▶ Directions for this task: How many of the lines here include "matplotlib"? Answer with a single number.

--- Begin ---

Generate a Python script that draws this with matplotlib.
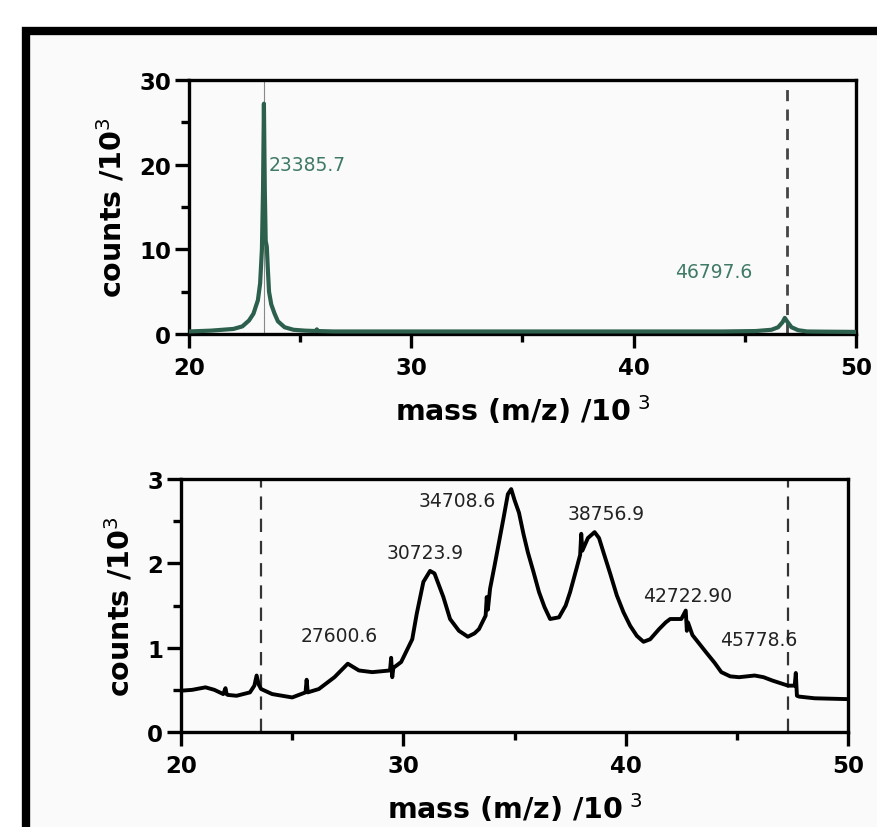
import matplotlib
matplotlib.use("Agg")
import matplotlib.pyplot as plt
from matplotlib.patches import Rectangle
from matplotlib.ticker import MultipleLocator

# ---- data ----
top_mass = [20.0, 20.5, 21.0, 21.5, 22.0, 22.4, 22.7, 22.9, 23.1, 23.2, 23.28, 23.33, 23.37,
            23.41, 23.45, 23.5, 23.54, 23.6, 23.7, 23.85, 24.0, 24.3, 24.7, 25.2,
            25.7, 25.75, 25.8, 26.5, 30.0, 35.0, 40.0, 44.0, 45.5, 46.2, 46.5, 46.7, 46.8, 46.9,
            47.1, 47.4, 47.8, 48.5, 50.0]
top_counts = [0.30, 0.35, 0.40, 0.50, 0.60, 0.90, 1.60, 2.40, 4.0, 6.0, 10.0, 17.0, 27.2,
              17.0, 11.0, 10.3, 8.0, 5.0, 3.5, 2.4, 1.5, 0.80, 0.50, 0.40,
              0.35, 0.55, 0.35, 0.30, 0.30, 0.30, 0.30, 0.30, 0.35, 0.50, 0.80, 1.40, 1.90, 1.50,
              0.80, 0.45, 0.30, 0.28, 0.25]
top_peak_labels = ["23385.7", "46797.6"]
top_label_pos = [(23.6, 20.0), (45.35, 7.4)]
top_marker_lines = [23.37, 46.9]

bot_mass = [20.0, 20.5, 21.1, 21.5, 21.9, 22.0, 22.05, 22.1, 22.5, 23.1, 23.3, 23.4, 23.5, 23.6, 24.1,
            25.0, 25.6, 25.65, 25.7, 26.2, 26.9, 27.5, 28.0, 28.6, 29.4, 29.45, 29.5, 29.55, 29.9,
            30.4, 30.6, 30.9, 31.2, 31.4, 31.6, 31.8, 32.1, 32.5, 32.9, 33.2, 33.4, 33.7, 33.75,
            33.8, 33.9, 34.1, 34.3, 34.5, 34.7, 34.85, 35.0, 35.2, 35.4, 35.6, 35.85, 36.1, 36.35,
            36.6, 37.0, 37.3, 37.5, 37.8, 37.95, 38.0, 38.05, 38.3, 38.6, 38.8, 39.0, 39.3, 39.6,
            39.9, 40.2, 40.5, 40.8, 41.1, 41.5, 41.8, 42.0, 42.5, 42.7, 42.75, 42.8, 43.0, 43.3,
            43.6, 44.0, 44.3, 44.7, 45.1, 45.8, 46.2, 46.6, 47.3, 47.6, 47.65, 47.7, 47.8, 48.5, 50.0]
bot_counts = [0.49, 0.50, 0.53, 0.50, 0.45, 0.52, 0.45, 0.44, 0.43, 0.47, 0.55, 0.67, 0.56, 0.51, 0.45,
              0.41, 0.47, 0.62, 0.47, 0.51, 0.65, 0.81, 0.73, 0.71, 0.73, 0.88, 0.65, 0.76, 0.83,
              1.10, 1.40, 1.78, 1.91, 1.88, 1.74, 1.60, 1.34, 1.20, 1.13, 1.17, 1.22, 1.38, 1.60,
              1.45, 1.70, 1.97, 2.25, 2.53, 2.82, 2.88, 2.75, 2.60, 2.35, 2.13, 1.90, 1.66, 1.48,
              1.34, 1.36, 1.50, 1.66, 1.95, 2.10, 2.35, 2.15, 2.30, 2.37, 2.30, 2.13, 1.88, 1.62,
              1.42, 1.26, 1.14, 1.07, 1.10, 1.22, 1.30, 1.34, 1.34, 1.44, 1.20, 1.30, 1.15, 1.05,
              0.95, 0.82, 0.71, 0.66, 0.65, 0.67, 0.65, 0.61, 0.55, 0.55, 0.70, 0.43, 0.42, 0.40, 0.39]
bot_peak_labels = ["27600.6", "30723.9", "34708.6", "38756.9", "42722.90", "45778.6"]
bot_label_pos = [(27.1, 1.14), (31.0, 2.13), (32.4, 2.74), (39.1, 2.59), (42.8, 1.62), (46.0, 1.10)]
bot_marker_lines = [23.6, 47.3]

plt.rcParams['font.family'] = ['DejaVu Sans']

fig = plt.figure(figsize=(8.77, 8.28), dpi=100)
fig.patch.set_facecolor('white')

# black frame, light interior
frame = Rectangle((26 / 877, -0.1), 1.2, (828 - 32) / 828 + 0.1, transform=fig.transFigure,
                  facecolor='#fafafa', edgecolor='black', linewidth=6, zorder=-10)
fig.patches.append(frame)

green = '#2c604d'
tgreen = '#3f7a66'

ax1 = fig.add_axes([0.2155, 0.5954, 0.7605, 0.3068])
ax2 = fig.add_axes([0.2064, 0.1147, 0.7606, 0.3056])

for ax in (ax1, ax2):
    ax.set_facecolor('#fafafa')
    for s in ax.spines.values():
        s.set_linewidth(2.4)
    ax.tick_params(direction='out', length=10, width=2.4, labelsize=16.5)
    ax.tick_params(axis='x', pad=6)
    ax.tick_params(axis='y', pad=3)
    ax.tick_params(which='minor', direction='out', length=6, width=2.4)
    ax.set_xlim(20, 50)
    ax.xaxis.set_major_locator(MultipleLocator(10))
    ax.xaxis.set_minor_locator(MultipleLocator(5))
    ax.set_xlabel('mass (m/z) /10$^{\\ 3}$', fontsize=20.5, fontweight='bold', labelpad=10)
    ax.set_ylabel('counts /10$^3$', fontsize=20.5, fontweight='bold', labelpad=8)

# top panel
ax1.set_ylim(0, 30)
ax1.yaxis.set_major_locator(MultipleLocator(10))
ax1.yaxis.set_minor_locator(MultipleLocator(5))
ax1.axvline(top_marker_lines[0], color='#888888', lw=0.8, zorder=1)
ax1.axvline(top_marker_lines[1], color='#444444', lw=2, ls=(0, (4, 3)), zorder=1)
ax1.plot(top_mass, top_counts, color=green, lw=3, zorder=3)
for t, (x, y) in zip(top_peak_labels, top_label_pos):
    ax1.text(x, y, t, color=tgreen, fontsize=13.5, ha='left' if x < 30 else 'right', va='center')

# bottom panel
ax2.set_ylim(0, 3)
ax2.yaxis.set_major_locator(MultipleLocator(1))
ax2.yaxis.set_minor_locator(MultipleLocator(0.5))
for xv in bot_marker_lines:
    ax2.axvline(xv, color='#333333', lw=1.6, ls=(0, (6, 4)), zorder=1)
ax2.plot(bot_mass, bot_counts, color='black', lw=2.8, zorder=3)
for t, (x, y) in zip(bot_peak_labels, bot_label_pos):
    ax2.text(x, y, t, color='#222222', fontsize=13.5, ha='center', va='center')

for ax in (ax1, ax2):
    for lab in ax.get_xticklabels() + ax.get_yticklabels():
        lab.set_fontweight('bold')

fig.savefig('out.png', dpi=100, facecolor='white')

--- End ---

▶ Reply to the exercise: 6